Economic ambiguity can create gaps in the market. It’s during these times that traditional solutions are ripe for disruption. Consumers may change their spending habits due to emerging trends. Or they may become more willing to switch to alternative products as they become more selective about their purchasing decisions. And whether you’re developing a new product or reimagining a current one, nurturing the sales funnel with a healthy lead volume should be one of your top priorities.
You can boost ad spend with evolving technology.

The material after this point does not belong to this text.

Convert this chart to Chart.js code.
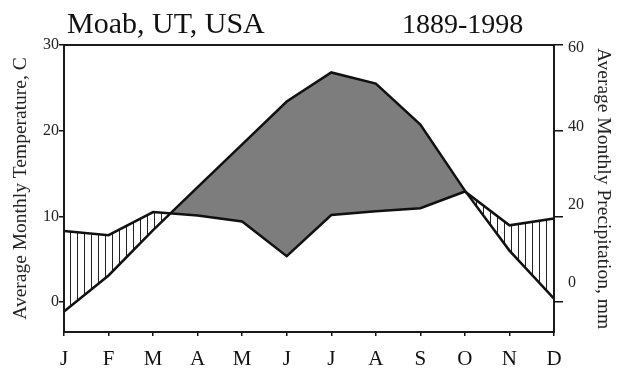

By identifying gaps and listening to consumer needs, businesses can create solutions to fill them. One of the disconnects I’ve noticed is between consumers and big advertising. In 2021, Google, Facebook and Amazon alone were expected to capture more than 60% of U.S. ad spending, according to eMarketer. Recently, trust in the tech sector has become among the lowest in all sectors, with 32% of respondents considering it less trustworthy than other sectors, according to a 2021 Public Affairs Council and Morning Consult study. Consumer trust in data security is also a concern, as Pew research from 2019 showed that 70% of adults said their personal data is less secure than it was five years ago.

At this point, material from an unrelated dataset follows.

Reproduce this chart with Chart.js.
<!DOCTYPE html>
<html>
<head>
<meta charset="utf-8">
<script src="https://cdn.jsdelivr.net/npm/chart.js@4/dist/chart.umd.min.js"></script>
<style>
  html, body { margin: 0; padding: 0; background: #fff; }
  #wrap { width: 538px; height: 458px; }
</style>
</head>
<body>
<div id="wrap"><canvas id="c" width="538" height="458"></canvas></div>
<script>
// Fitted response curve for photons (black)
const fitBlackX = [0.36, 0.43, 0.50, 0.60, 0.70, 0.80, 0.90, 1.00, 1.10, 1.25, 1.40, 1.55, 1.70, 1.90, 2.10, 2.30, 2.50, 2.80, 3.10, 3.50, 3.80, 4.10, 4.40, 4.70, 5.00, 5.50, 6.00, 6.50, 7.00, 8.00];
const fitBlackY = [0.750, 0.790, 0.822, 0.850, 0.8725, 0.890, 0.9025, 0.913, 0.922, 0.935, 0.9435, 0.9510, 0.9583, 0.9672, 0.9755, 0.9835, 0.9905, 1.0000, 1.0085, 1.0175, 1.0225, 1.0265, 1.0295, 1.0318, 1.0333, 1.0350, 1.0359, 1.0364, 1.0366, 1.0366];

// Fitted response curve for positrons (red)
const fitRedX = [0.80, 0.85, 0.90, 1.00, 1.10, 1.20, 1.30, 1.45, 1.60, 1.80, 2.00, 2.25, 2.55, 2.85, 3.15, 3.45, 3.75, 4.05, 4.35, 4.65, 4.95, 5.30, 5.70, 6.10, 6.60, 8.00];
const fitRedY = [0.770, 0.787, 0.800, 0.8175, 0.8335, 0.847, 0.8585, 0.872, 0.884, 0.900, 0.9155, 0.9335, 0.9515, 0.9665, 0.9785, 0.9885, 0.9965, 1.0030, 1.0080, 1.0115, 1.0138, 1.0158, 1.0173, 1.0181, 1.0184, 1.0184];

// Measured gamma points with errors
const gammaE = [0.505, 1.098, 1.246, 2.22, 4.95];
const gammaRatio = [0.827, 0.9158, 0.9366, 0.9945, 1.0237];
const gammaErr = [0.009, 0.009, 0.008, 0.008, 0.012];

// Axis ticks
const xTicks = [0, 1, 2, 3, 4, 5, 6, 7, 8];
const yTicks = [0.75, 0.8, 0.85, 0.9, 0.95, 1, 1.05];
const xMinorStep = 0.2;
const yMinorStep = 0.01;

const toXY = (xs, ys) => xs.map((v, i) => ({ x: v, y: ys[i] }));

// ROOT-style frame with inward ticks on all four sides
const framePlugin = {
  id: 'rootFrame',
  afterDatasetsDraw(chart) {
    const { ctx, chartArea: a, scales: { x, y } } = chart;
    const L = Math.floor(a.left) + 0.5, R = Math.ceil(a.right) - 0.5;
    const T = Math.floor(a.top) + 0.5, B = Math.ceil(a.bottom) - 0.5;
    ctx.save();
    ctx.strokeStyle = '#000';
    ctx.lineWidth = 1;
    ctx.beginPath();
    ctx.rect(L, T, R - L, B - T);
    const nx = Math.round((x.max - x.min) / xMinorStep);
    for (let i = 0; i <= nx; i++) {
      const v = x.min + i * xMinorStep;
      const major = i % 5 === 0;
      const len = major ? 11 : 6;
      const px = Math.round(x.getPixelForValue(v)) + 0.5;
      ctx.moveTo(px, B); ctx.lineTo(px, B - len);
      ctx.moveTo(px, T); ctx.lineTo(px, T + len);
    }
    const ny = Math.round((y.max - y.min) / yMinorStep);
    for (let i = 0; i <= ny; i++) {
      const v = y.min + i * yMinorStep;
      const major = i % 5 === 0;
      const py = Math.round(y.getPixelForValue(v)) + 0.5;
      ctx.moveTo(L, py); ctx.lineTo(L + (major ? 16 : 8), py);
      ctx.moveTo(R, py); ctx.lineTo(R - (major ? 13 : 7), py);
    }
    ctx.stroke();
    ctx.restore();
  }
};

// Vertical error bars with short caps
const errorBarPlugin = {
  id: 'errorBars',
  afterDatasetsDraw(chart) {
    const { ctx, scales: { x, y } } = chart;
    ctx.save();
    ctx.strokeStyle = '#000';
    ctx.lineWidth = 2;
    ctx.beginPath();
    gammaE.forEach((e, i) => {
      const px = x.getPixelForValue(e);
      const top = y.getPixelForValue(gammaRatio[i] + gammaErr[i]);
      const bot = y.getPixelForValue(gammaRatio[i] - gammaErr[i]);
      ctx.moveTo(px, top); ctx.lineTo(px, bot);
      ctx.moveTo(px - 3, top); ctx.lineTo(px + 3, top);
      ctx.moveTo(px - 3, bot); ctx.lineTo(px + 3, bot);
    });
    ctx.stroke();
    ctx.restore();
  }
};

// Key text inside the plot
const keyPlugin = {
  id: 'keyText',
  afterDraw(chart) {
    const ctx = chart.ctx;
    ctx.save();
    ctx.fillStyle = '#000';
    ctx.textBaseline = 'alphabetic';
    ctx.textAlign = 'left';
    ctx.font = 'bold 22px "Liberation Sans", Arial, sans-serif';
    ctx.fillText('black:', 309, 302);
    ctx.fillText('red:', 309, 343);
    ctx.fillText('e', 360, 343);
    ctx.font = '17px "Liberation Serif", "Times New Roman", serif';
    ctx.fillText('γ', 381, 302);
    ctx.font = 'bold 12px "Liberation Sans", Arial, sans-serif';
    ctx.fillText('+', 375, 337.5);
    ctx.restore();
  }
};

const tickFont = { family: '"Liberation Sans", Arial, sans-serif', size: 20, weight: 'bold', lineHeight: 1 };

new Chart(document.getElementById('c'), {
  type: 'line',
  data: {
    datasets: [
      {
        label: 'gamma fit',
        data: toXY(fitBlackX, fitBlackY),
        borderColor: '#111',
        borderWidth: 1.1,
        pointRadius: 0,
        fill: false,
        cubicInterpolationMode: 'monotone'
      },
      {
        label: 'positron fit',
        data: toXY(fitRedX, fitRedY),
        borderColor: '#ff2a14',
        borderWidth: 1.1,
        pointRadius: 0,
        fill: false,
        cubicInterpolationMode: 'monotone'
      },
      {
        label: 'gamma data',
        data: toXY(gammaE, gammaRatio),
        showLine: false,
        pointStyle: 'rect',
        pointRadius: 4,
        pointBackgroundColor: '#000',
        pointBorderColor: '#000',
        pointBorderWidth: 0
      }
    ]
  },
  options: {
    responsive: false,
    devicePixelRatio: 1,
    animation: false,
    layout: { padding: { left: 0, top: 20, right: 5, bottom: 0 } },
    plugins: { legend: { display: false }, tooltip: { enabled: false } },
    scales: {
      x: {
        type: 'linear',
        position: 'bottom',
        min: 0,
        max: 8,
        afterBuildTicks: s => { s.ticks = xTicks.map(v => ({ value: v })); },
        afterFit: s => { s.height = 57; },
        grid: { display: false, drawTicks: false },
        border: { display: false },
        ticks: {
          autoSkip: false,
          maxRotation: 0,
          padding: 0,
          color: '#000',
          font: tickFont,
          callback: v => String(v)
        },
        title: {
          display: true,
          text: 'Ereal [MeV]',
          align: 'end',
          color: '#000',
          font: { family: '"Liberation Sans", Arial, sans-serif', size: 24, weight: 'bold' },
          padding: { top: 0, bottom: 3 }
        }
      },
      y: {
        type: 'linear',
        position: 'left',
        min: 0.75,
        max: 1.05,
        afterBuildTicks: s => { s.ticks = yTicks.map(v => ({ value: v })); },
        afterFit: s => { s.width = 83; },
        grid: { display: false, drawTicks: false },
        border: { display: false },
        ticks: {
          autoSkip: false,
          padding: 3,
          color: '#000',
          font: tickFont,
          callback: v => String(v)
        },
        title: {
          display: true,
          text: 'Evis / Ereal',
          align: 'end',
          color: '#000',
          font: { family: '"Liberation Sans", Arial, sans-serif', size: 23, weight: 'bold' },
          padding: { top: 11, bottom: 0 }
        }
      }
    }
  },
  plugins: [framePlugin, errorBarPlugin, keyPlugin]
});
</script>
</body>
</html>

As the president of a company that offers a Web3 enterprise platform, I’ve found that Web3 has emerged as an innovative interlocutor between advertisers and consumers. Web3 is decentralized, often leverages blockchain technology for data storage and is not controlled by any single entity. Compared to traditional online advertising platforms—largely controlled by big tech companies—Web3 advertising could offer greater transparency to advertisers and consumers. Web3 advertising could also create more meaningful interactions. One way it can achieve this is through opt-in ads, which allow consumers to decide what data they want to share with advertisers. On the other hand, advertisers can track the effectiveness of their campaigns in real time to provide consumers with more targeted, engaging content.

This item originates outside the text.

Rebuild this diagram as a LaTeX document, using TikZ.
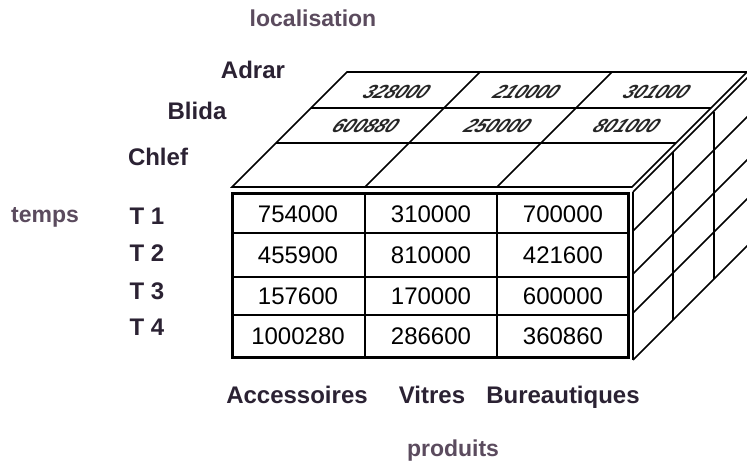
\documentclass[tikz,border=0pt]{standalone}
\usepackage{fontspec}
\setmainfont{Liberation Sans}
\begin{document}
\begin{tikzpicture}[x=1pt,y=-1pt,
  lbl/.style={font=\bfseries\fontsize{24}{26}\selectfont,text=labdark,inner sep=0pt,text height=17pt,text depth=0pt},
  axis/.style={font=\bfseries\fontsize{23}{25}\selectfont,text=labaxis,inner sep=0pt,text height=17pt,text depth=0pt},
  num/.style={font=\fontsize{24}{26}\selectfont,inner sep=0pt},
  snum/.style={font=\bfseries\itshape\fontsize{19}{21}\selectfont,inner sep=0pt,xslant=0.6,text=black!85},
  edge/.style={line width=1.6pt,black},
  thick border/.style={line width=3pt,black}]
\definecolor{labdark}{HTML}{2B2233}
\definecolor{labaxis}{HTML}{5B4B5E}
\useasboundingbox (0,0) rectangle (747,461);
\clip (0,0) rectangle (747,461);
\fill[white] (0,0) rectangle (747,461);
% top face
\draw[edge] (232,187) -- (632,187) -- (747,72) -- (347,72) -- cycle;
\draw[edge] (311,108) -- (711,108);
\draw[edge] (276,143) -- (676,143);
\draw[edge] (365,187) -- (480,72);
\draw[edge] (497,187) -- (612,72);
% right face
\draw[edge] (633,192) -- (633,360);
\foreach \yy in {192,231,274,313,360} {\draw[edge] (633,\yy) -- (748,\yy-115);}
\draw[edge] (673,152) -- (673,320);
\draw[edge] (714,112) -- (714,279);
% front face
\draw[thick border] (232,193) rectangle (628,357);
\draw[edge] (365,193) -- (365,357);
\draw[edge] (497,193) -- (497,357);
\draw[edge] (232,233) -- (628,233);
\draw[edge] (232,277) -- (628,277);
\draw[edge] (232,315) -- (628,315);
% front values
\node[num] (v11) at (298,214) {754000};
\node[num] (v12) at (431,214) {310000};
\node[num] (v13) at (563,214) {700000};
\node[num] (v21) at (298,255) {455900};
\node[num] (v22) at (431,255) {810000};
\node[num] (v23) at (563,255) {421600};
\node[num] (v31) at (298,296) {157600};
\node[num] (v32) at (431,296) {170000};
\node[num] (v33) at (563,296) {600000};
\node[num] (v41) at (298,336) {1000280};
\node[num] (v42) at (431,336) {286600};
\node[num] (v43) at (563,336) {360860};
% top values (slanted)
\node[snum] (a1) at (397,92) {328000};
\node[snum] (a2) at (527,92) {210000};
\node[snum] (a3) at (657,92) {301000};
\node[snum] (b1) at (366,126) {600880};
\node[snum] (b2) at (498,126) {250000};
\node[snum] (b3) at (627,126) {801000};
% labels
\node[axis] (loc) at (313,18) {localisation};
\node[lbl] (adrar) at (253,70) {Adrar};
\node[lbl] (blida) at (197,111) {Blida};
\node[lbl] (chlef) at (158,157) {Chlef};
\node[axis] (temps) at (45,214) {temps};
\node[lbl] (t1) at (147,216) {T 1};
\node[lbl] (t2) at (147,253) {T 2};
\node[lbl] (t3) at (147,291) {T 3};
\node[lbl] (t4) at (147,327) {T 4};
\node[lbl] (acc) at (297,395) {Accessoires};
\node[lbl] (vit) at (432,395) {Vitres};
\node[lbl] (bur) at (563,395) {Bureautiques};
\node[axis] (prod) at (453,448) {produits};
\end{tikzpicture}
\end{document}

Here’s how to get started with Web3 advertising.
Getting started with Web3 advertising requires understanding the fundamental concepts of blockchain, smart contracts and decentralized applications. To craft an effective strategy, consider your company’s objectives and goals in relation to Web3 advertising. Determine whether your target audience will be receptive to decentralized platforms and willing to engage with the Web3 ecosystem. From there, you can experiment with Web3-enabled advertising formats. For example, you can consider using NFTs to create collectible digital assets. Or you can use decentralized finance to incentivize token-based rewards or gamified experiences.
Collaboration with Web3 experts can also help kickstart the experimentation and implementation phases. This may mean seeking guidance from consultants, blockchain developers or specialized marketing agencies to help you navigate the complexities of this emerging field. Together, you can identify the best strategies for leveraging Web3 platforms that align with your goals and industry.
From NFTs to decentralized finance companies, Web3 has already begun to make waves. As I mentioned above, increasing ad spend during economic uncertainty can help boost brand awareness and help you stand out from the competition (who may otherwise be cutting back on their ad spend) while building customer loyalty. And increasing your ad spend with Web3 tactics could not only help you stay on the cutting edge but also help boost consumer trust.